Unless they can "lean on that [Basquiat], Blue, you own it," like Blue Ivy can on Jay-Z's new album, kids have a hard time understanding the appeal of most things, let alone the appeal of something like contemporary art.
Chicago's Museum of Contemporary Art recently set out to "create a new type of experience for our audiences this summer," wrote Heidi Reitmaier, Beatrice C. Mayer Director of Education for MCA, in an email, so the the museum reached out to several artists with a brief asking them "to conceive of a project that considered audience experiences inside the museum--and considered that the nature of the museum isn't always so comfortable."
They ultimately decided on a design from ODLCO, a small batch design brand founded in Chicago by Caroline Linder and Lisa Smith in 2011 that had previously worked with the education part of the MCA. The group submitted several designs, but a print piece in the vein of zoo or amusement-park brochures caught the museum's eye, which was the point.
"We looked at maps of other types of family-frequented places, like zoos or amusement parks, and those are fun. They make you excited when you grab them," Linder said. "They looked at that, and said 'we want that one.'"
According to Reitmaier, the design was "beautiful, playful, and smart."
Getting there was neither short nor easy. The pair first had to conceive their entire design from scratch, which was the double-edged sword of an open proposal.
"We weren't commissioning ODLCO to design something we had conceptualized This was conceptualized and executed in their vision, as an artwork," Reitmaier wrote. "They proposed the idea and presented us with a fairly complete design, and it was both inviting and a bit irreverent."
Linder and Smith pulled inspiration from all over, including graphic novels and Chinese landscape paintings. They said they turned to a cross-section-style map of the building, sacrificing the navigability of a rigid floorplan, because of how engaging it was.
"A floorplan does help with navigation, but we wanted people to think, 'What's around me?' 'What's above me?' 'What is a museum?' " Smith said.
They exhaustively examined the museum experience, using the comic-style vignettes to "tell stories to the kids" and the anti-depth-of-field from Chinese landscapes to avoid "giving any hierarchy to what's going on here."
"Even in the darkened sort of underbelly in other parts of the museum, it's still as important as the brightly lit areas," Linder said.
They even went so far as to indicate the atmosphere and experience of every room.
"So many different museums have different temperaments. The maps don't tell you what's quiet, noisy, somber or exciting," Smith said. "We wanted to convey that stuff too--the character of the space, not just the location."
All of this took a lot of work. The initial meetings took place early in February and March of this year, and the women worked past their June 1 deadline once the entire museum was able to see it and excitedly suggest some tweaking.

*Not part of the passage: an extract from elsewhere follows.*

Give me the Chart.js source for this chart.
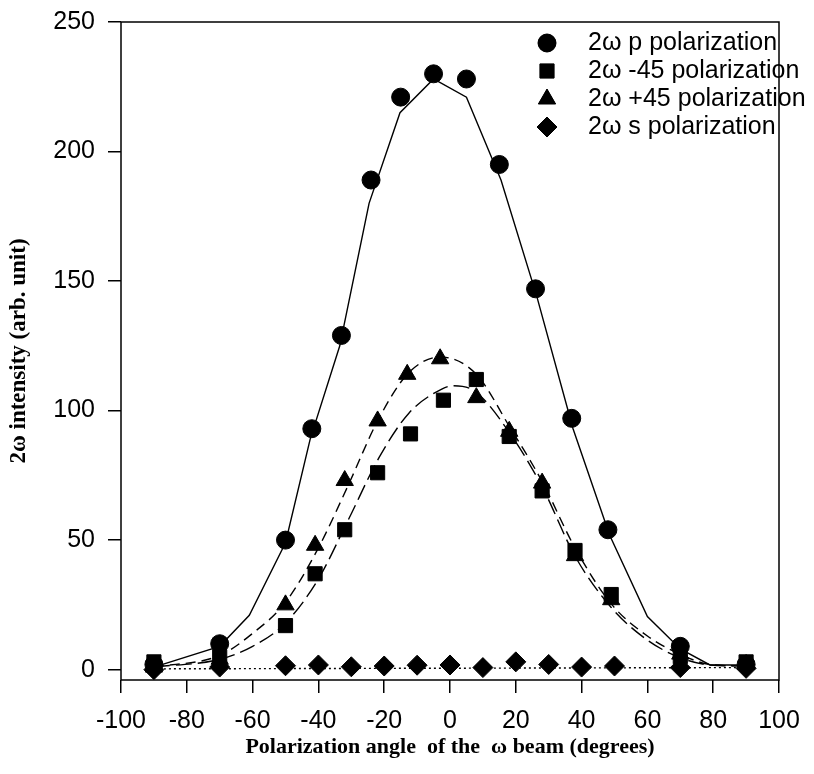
<!DOCTYPE html>
<html>
<head>
<meta charset="utf-8">
<script src="https://cdn.jsdelivr.net/npm/chart.js@4.4.0/dist/chart.umd.min.js"></script>
<style>
  html, body { margin: 0; padding: 0; background: #fff; }
</style>
</head>
<body>
<canvas id="graph" width="814" height="774"></canvas>
<script>
// measured points
const pAngle = [-90, -70, -50, -42, -33, -24, -15, -5, 5, 15, 26, 37, 48, 70, 90];
const pIntensity = [2, 10, 50, 93, 129, 189, 221, 230, 228, 195, 147, 97, 54, 9, 2];
const m45Angle = [-90, -70, -50, -41, -32, -22, -12, -2, 8, 18, 28, 38, 49, 70, 90];
const m45Intensity = [3, 5, 17, 37, 54, 76, 91, 104, 112, 90, 69, 46, 29, 5, 3];
const p45Angle = [-90, -70, -50, -41, -32, -22, -13, -3, 8, 18, 28, 38, 49, 70, 90];
const p45Intensity = [1, 4, 25, 48, 73, 96, 114, 120, 105, 92, 72, 44, 27, 6, 2];
const sAngle = [-90, -70, -50, -40, -30, -20, -10, 0, 10, 20, 30, 40, 50, 70, 90];
const sIntensity = [0, 1, 1.5, 1.8, 1.1, 1.4, 1.7, 1.8, 0.8, 3, 2, 1, 1.4, 0.8, 0.5];

// fitted curves
const pFitAngle = [-90, -70, -61, -50, -42.5, -33.5, -24.6, -15.2, -5, 5, 15.5, 26.4, 37.4, 48.5, 60, 70, 79, 90];
const pFitIntensity = [1, 9, 21, 49, 89, 125, 180, 215, 228, 221, 189, 144, 93, 52, 20.5, 8, 1.8, 1.8];
const p45FitAngle = [-90, -70, -60, -50, -40, -31, -22, -13, -3, 8, 18, 28, 38, 49, 60, 70, 79, 90];
const p45FitIntensity = [1, 5.5, 14, 26, 47, 71, 96, 114, 120.7, 114, 94, 72.6, 47, 25.4, 13, 5.9, 2, 1.4];
const m45FitAngle = [-90, -70, -60, -50, -40, -31, -21.5, -12.5, -2.5, 1, 7.6, 18, 28, 38, 49, 60, 70, 79, 90];
const m45FitIntensity = [1, 4, 9, 18, 35, 57.6, 82, 99, 108.3, 109.6, 107.4, 91.6, 70.6, 43.8, 24, 11.4, 4.6, 1.8, 1.4];
const sFitAngle = [-90, 90];
const sFitIntensity = [0.3, 0.8];

const seriesLabels = ['2ω p polarization', '2ω -45 polarization', '2ω +45 polarization', '2ω s polarization'];
const yTicks = [0, 50, 100, 150, 200, 250];

const toXY = (xs, ys) => xs.map((x, i) => ({ x: x, y: ys[i] }));

function markers(label, xs, ys, style, radius) {
  return {
    label: label,
    data: toXY(xs, ys),
    showLine: false,
    pointStyle: style,
    pointRadius: radius,
    pointHoverRadius: radius,
    backgroundColor: '#000',
    borderColor: '#000',
    pointBorderWidth: 1,
    order: 0
  };
}

function fitLine(xs, ys, dash, smooth) {
  return {
    label: '',
    fit: true,
    data: toXY(xs, ys),
    showLine: true,
    pointRadius: 0,
    borderColor: '#000',
    borderWidth: 1.4,
    borderDash: dash,
    cubicInterpolationMode: smooth ? 'monotone' : 'default',
    tension: 0,
    order: 1
  };
}

const frame = {
  id: 'frame',
  afterDatasetsDraw(chart) {
    const { ctx, chartArea: a } = chart;
    ctx.save();
    ctx.strokeStyle = '#000';
    ctx.lineWidth = 1.5;
    ctx.strokeRect(a.left, a.top, a.right - a.left, a.bottom - a.top);
    ctx.restore();
  }
};

const legendBox = {
  id: 'legendBox',
  afterDraw(chart) {
    const ctx = chart.ctx;
    const sets = chart.data.datasets.filter(d => !d.fit);
    ctx.save();
    ctx.font = '25px "Liberation Sans", Arial, sans-serif';
    ctx.textBaseline = 'middle';
    ctx.fillStyle = '#000';
    sets.forEach((d, i) => {
      const y = 43 + i * 28;
      Chart.helpers.drawPoint(ctx, {
        pointStyle: d.pointStyle, radius: d.pointRadius, borderWidth: 1, rotation: 0
      }, 547, y);
      ctx.fillStyle = '#000';
      ctx.fill();
      ctx.fillText(seriesLabels[i], 588, y);
    });
    ctx.restore();
  }
};

const config = {
  type: 'scatter',
  data: {
    datasets: [
      markers(seriesLabels[0], pAngle, pIntensity, 'circle', 9),
      markers(seriesLabels[1], m45Angle, m45Intensity, 'rect', 10),
      markers(seriesLabels[2], p45Angle, p45Intensity, 'triangle', 10),
      markers(seriesLabels[3], sAngle, sIntensity, 'rectRot', 10),
      fitLine(pFitAngle, pFitIntensity, [], false),
      fitLine(m45FitAngle, m45FitIntensity, [16, 6], true),
      fitLine(p45FitAngle, p45FitIntensity, [10, 6], true),
      fitLine(sFitAngle, sFitIntensity, [2, 3], false)
    ]
  },
  options: {
    responsive: false,
    animation: false,
    layout: { padding: { left: 0, right: 35, top: 22, bottom: 0 } },
    plugins: { legend: { display: false }, tooltip: { enabled: false } },
    scales: {
      x: {
        type: 'linear',
        min: -100,
        max: 100,
        border: { display: false },
        grid: { drawOnChartArea: false, drawTicks: true, tickLength: 13, color: '#000', lineWidth: 1.5 },
        ticks: { stepSize: 20, color: '#000', padding: 13, maxRotation: 0,
                 font: { family: '"Liberation Sans", Arial, sans-serif', size: 25 } },
        title: {
          display: true,
          text: 'Polarization angle  of the  ω beam (degrees)',
          color: '#000',
          padding: { top: 0, bottom: 13 },
          font: { family: '"Liberation Serif", "Times New Roman", serif', size: 22, weight: 'bold' }
        },
        afterFit(scale) { scale.height = 94; }
      },
      y: {
        type: 'linear',
        min: -4,
        max: 250,
        border: { display: false },
        grid: { drawOnChartArea: false, drawTicks: true, tickLength: 13, color: '#000', lineWidth: 1.5 },
        afterBuildTicks(scale) { scale.ticks = yTicks.map(v => ({ value: v })); },
        ticks: { color: '#000', padding: 13,
                 font: { family: '"Liberation Sans", Arial, sans-serif', size: 25 } },
        title: {
          display: true,
          text: '2ω intensity (arb. unit)',
          color: '#000',
          padding: { top: 5, bottom: 0 },
          font: { family: '"Liberation Serif", "Times New Roman", serif', size: 23, weight: 'bold' }
        },
        afterFit(scale) {
          scale.width = 121;
          scale.paddingTop = 0;
          scale.paddingBottom = 0;
        }
      }
    }
  },
  plugins: [frame, legendBox]
};

new Chart(document.getElementById('graph').getContext('2d'), config);
</script>
</body>
</html>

Now the brochure, which is poster-sized so two people (or parent and child) can hold it, has made its debut. Linder and Smith asked people to come and get a copy, even take it home.
"Part of the idea is that when kids took this home, they could hang it on their wall or start to draw on top of it," Linder said. "It's like a 'Where's Waldo?' thing. We wanted people to look over it again even after your visit."
It looks like the brochures, the first of their kind, could be here to stay as well.
"This is part of our long-term plans to really transform the types of experiences we offer our audiences at the MCA and to ensure that all the projects we offer our audiences are smart, playful and super creative," Reitmaier wrote. "Keep your eyes peeled and as there may be a sequel--you never know."